Listing 13-1. Example Comments in an AADL Model
--
-- The process controller.speed provides the basic
-- speed control functions for the system.
--
process implementation controller.speed
subcomponents
control_laws: thread c_laws.speed; -- a thread instance
end controller.speed;
You can also define a Description property that has a string value and is applicable to all elements of an AADL model. You can then use it to provide additional documentation. You can further provide properties as to the authorship of the component and other relevant documentation.
13.1.2. Empty Component Sections
Component type, component implementation, feature group type, and package declarations consist of several sections that are optional. As you learned earlier, you can partially specify these model elements and later fill in missing sections during refinement. If you want to indicate that a part is intended to be empty, you can use a none statement (none;). This allows a consistency checker to determine whether you accidentally left a part empty. The declarations and the specific sections in which a none statement can be used are summarized in Table 13-1.

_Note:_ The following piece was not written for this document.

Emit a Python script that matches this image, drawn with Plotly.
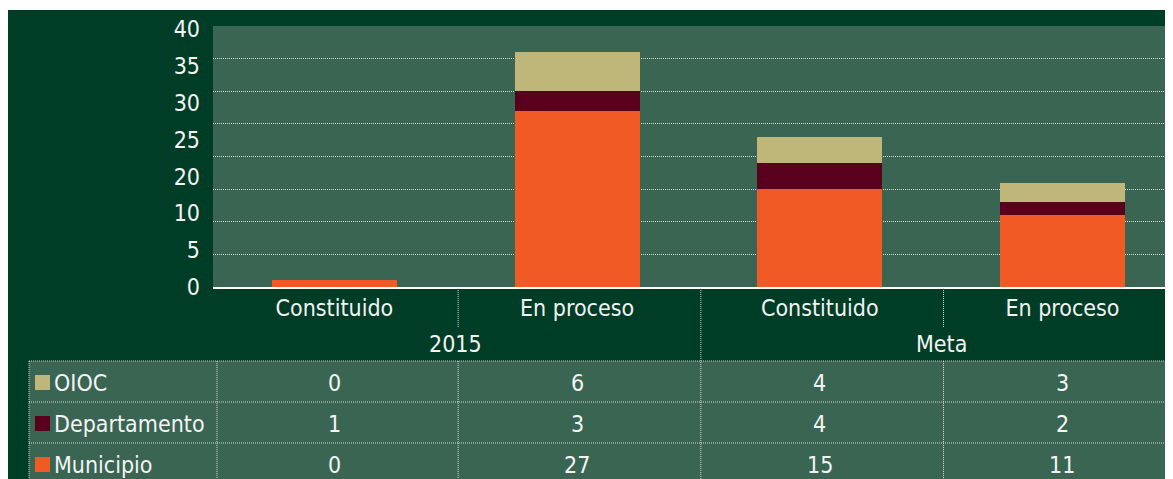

Table 13-1. None Statement Options
13.2. Using Properties
Properties define characteristics for the elements that comprise an AADL model. These elements include those declared using AADL standard constructs, such as processors, threads or ports, as well as elements declared as part of an annex such as error states and error events in the Error Model Annex. Each property has a name and a type. Its definition also specifies which model elements the property applies to. A property type establishes the values that can be assigned to a property.
There are AADL standard (predeclared) properties and property types. Collectively, these standard properties and property types encompass common attributes for the elements of the language. For example, a standard property of a port is Required_Connection, which is of standard type aadlboolean and has a value of true or false. Its default value is true. However, you can use a property association to assign the value false to this property for a port, allowing that port to be unconnected. The predeclared properties are organized into a collection of property sets and can be referenced without identifying the property set name.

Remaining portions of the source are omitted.